Wages surge across developed world on lower immigration

Wages are booming across the developed world, according to The Economist. Lower skilled workers, in particular, are benefitting from the collapse in immigration:

Oxford Economics, a consultancy, finds that pay in the rich world is growing at a rate well north of its pre-pandemic average. The acceleration in compensation per employee across the OECD, a club of mostly rich countries, is equally arresting (see chart 1)…

Goldman Sachs, a bank, has created a “tracker” that corrects for pandemic-related distortions. Underlying wage growth, at about 2.5% across the G10 group of large economies, is as fast as it was in 2018…

In America the wages of the least-paid quartile of workers are growing 70% faster than those at the top (see chart 2)…

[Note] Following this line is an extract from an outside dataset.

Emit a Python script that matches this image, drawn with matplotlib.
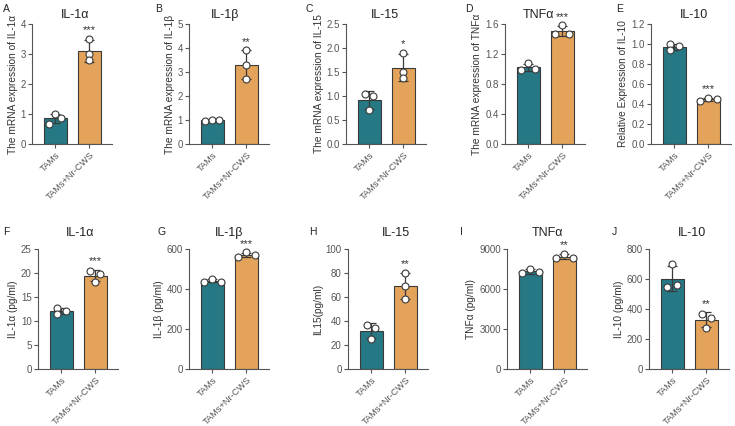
import numpy as np
import matplotlib
matplotlib.use("Agg")
import matplotlib.pyplot as plt

plt.rcParams['font.family'] = ['Liberation Sans', 'DejaVu Sans']

groups = ["TAMs", "TAMs+Nr-CWS"]
teal = "#257884"
orange = "#E3A35A"

# panel letter, title, y label, y max, y step, tick format
panels = [
    ("A", "IL-1α", "The mRNA expression of IL-1α", 4, 1, "{:.0f}"),
    ("B", "IL-1β", "The mRNA expression of IL-1β", 5, 1, "{:.0f}"),
    ("C", "IL-15", "The mRNA expression of IL-15", 2.5, 0.5, "{:.1f}"),
    ("D", "TNFα", "The mRNA expression of TNFα", 1.6, 0.4, "{:.1f}"),
    ("E", "IL-10", "Relative Expression of IL-10", 1.2, 0.2, "{:.1f}"),
    ("F", "IL-1α", "IL-1α (pg/ml)", 25, 5, "{:.0f}"),
    ("G", "IL-1β", "IL-1β (pg/ml)", 600, 200, "{:.0f}"),
    ("H", "IL-15", "IL15(pg/ml)", 100, 20, "{:.0f}"),
    ("I", "TNFα", "TNFα (pg/ml)", 9000, 3000, "{:.0f}"),
    ("J", "IL-10", "IL-10 (pg/ml)", 800, 200, "{:.0f}"),
]

# replicate values: (TAMs, TAMs+Nr-CWS)
tams = [
    [1.0, 0.87, 0.68],
    [0.95, 1.0, 1.0],
    [1.05, 1.0, 0.70],
    [1.08, 0.98, 1.0],
    [1.0, 0.94, 0.98],
    [12.7, 11.5, 12.0],
    [435, 450, 437],
    [37, 34, 25],
    [7200, 7500, 7250],
    [700, 550, 560],
]
nrcws = [
    [3.5, 3.0, 2.8],
    [3.9, 3.3, 2.7],
    [1.9, 1.5, 1.38],
    [1.58, 1.47, 1.47],
    [0.43, 0.46, 0.45],
    [20.4, 19.8, 18.2],
    [560, 583, 568],
    [80, 69, 58],
    [8300, 8650, 8350],
    [370, 340, 275],
]
stars = ["***", "**", "*", "***", "***", "***", "***", "**", "**", "**"]

# horizontal jitter of dots (in bar units)
jit_t = [[0, 0.17, -0.17], [-0.2, 0, 0.2], [-0.12, 0.12, 0], [0, -0.2, 0.2], [-0.12, -0.12, 0.15],
         [-0.12, -0.12, 0.15], [-0.25, 0, 0.25], [-0.12, 0.12, 0], [-0.25, 0, 0.25], [0, -0.15, 0.15]]
jit_n = [[0, 0, 0], [0, 0, 0], [0, 0, 0], [0, -0.2, 0.2], [-0.25, 0, 0.25],
         [-0.15, 0.15, 0], [-0.25, 0, 0.25], [0, 0, 0], [-0.25, 0, 0.25], [-0.12, 0.14, 0]]

W, H = 735, 426
fig = plt.figure(figsize=(W / 100, H / 100), dpi=100)

# layout in pixels
ax_left = [32, 189, 346, 505, 651, 38, 189, 348, 507, 649]
letter_x = [3, 155, 306, 465, 616, 3, 158, 309, 460, 612]
title_x = [75, 225, 385, 538, 694, 80, 229, 396, 547, 692]
axis_c = "#555555"

for i, (let, title, ylab, ymax, step, fmt) in enumerate(panels):
    top, bot = (24, 144) if i < 5 else (249, 369)
    aw = 80
    ax = fig.add_axes([ax_left[i] / W, 1 - bot / H, aw / W, (bot - top) / H])
    data = [np.array(tams[i]), np.array(nrcws[i])]
    means = [d.mean() for d in data]
    sds = [d.std(ddof=1) for d in data]
    ax.bar([0, 1], means, width=0.68, color=[teal, orange], edgecolor="#3a3a3a", linewidth=0.8, zorder=2)
    ax.errorbar([0, 1], means, yerr=sds, fmt="none", ecolor="#3a3a3a", elinewidth=0.9,
                capsize=3.5, capthick=0.9, zorder=3)
    for x, d, jj in [(0, data[0], jit_t[i]), (1, data[1], jit_n[i])]:
        ax.plot(x + np.array(jj), d, "o", ms=5, mfc="white", mec="#3a3a3a", mew=0.8,
                zorder=4, clip_on=False)
    ytop = max(means[1] + sds[1], data[1].max())
    ax.text(1, ytop + ymax * 0.03, stars[i], ha="center", va="bottom", fontsize=8,
            color="#333333", clip_on=False)
    ax.set_xlim(-0.68, 1.67)
    ax.set_ylim(0, ymax)
    ticks = np.arange(0, ymax + step / 2, step)
    ax.set_yticks(ticks)
    ax.set_yticklabels([fmt.format(t) for t in ticks], fontsize=7, color="#333333")
    ax.set_xticks([0, 1])
    ax.set_xticklabels(groups, rotation=45, ha="right", rotation_mode="anchor", fontsize=6.7,
                       color="#333333")
    ax.set_ylabel(ylab, fontsize=7.3, color="#333333", labelpad=2)
    for s in ["top", "right"]:
        ax.spines[s].set_visible(False)
    for s in ["left", "bottom"]:
        ax.spines[s].set_color(axis_c)
        ax.spines[s].set_linewidth(0.8)
    ax.tick_params(colors=axis_c, length=3, width=0.8, pad=1.5)
    ty = 15 if i < 5 else 233
    fig.text(title_x[i] / W, 1 - ty / H, title, ha="center", va="center",
             fontsize=9, color="#222222")
    ly = 9 if i < 5 else 232
    fig.text(letter_x[i] / W, 1 - ly / H, let, ha="left", va="center", fontsize=7.5,
             color="#222222")

fig.savefig("out.png", dpi=100)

Underlying pay is rising about three times as quickly in Anglo-Saxon countries as in continental Europe… [They] probably do not face the same immigration crunch as Britain, which has Brexited, or Australia and New Zealand, which have closed their borders to keep out covid-19.

Only a few years ago economists were bemoaning weak wage growth. So it may seem churlish not to pop the champagne now that the opposite is happening.

Sadly, Australia’s policy makers are intent on snuffing-out any wage growth by ramping up immigration. Roger Montgomery encapsulated the prevailing view with the following on ABC Nightlife:

“It’s really important from an inflation perspective that we get migration going again. The reason why I say that is because what we don’t want to see is wage inflation, which leads to price inflation. And if we can generate migration again in Australia, then a lot of sectors across the economy that are experiencing very sharp increases in wages… well that pressure will be relieved by migration returning again”.

In other words, we must fatten business profits by paying workers less.

Pundits like Roger Montgomery need to recognise that paying higher wages is good for productivity.

Without easy access to low-paid migrants, firms would be forced to lift wages to attract local workers. In turn, these higher wages would encourage firms to seek out labour-saving technologies and automation in a bid to lower their labour costs, which would ultimately lift the economy’s productivity.

Higher wages further improves productivity by encouraging the least productive businesses to lose people, shrink and go bust, transferring workers, land and capital to more productive businesses.

By contrast, if Australian firms are given easy access to cheap, exploitable migrants, then wages will remain low, there will be little incentive for firms to automate, the capital base will shallow, and ultimately the nation’s productivity will stagnate.

This is basically the predicament Australia found itself in over that past decade, simultaneously suffering from both low wage growth and low productivity growth as immigration boomed.

It is a recipe only for living standards to stride endlessly backwards.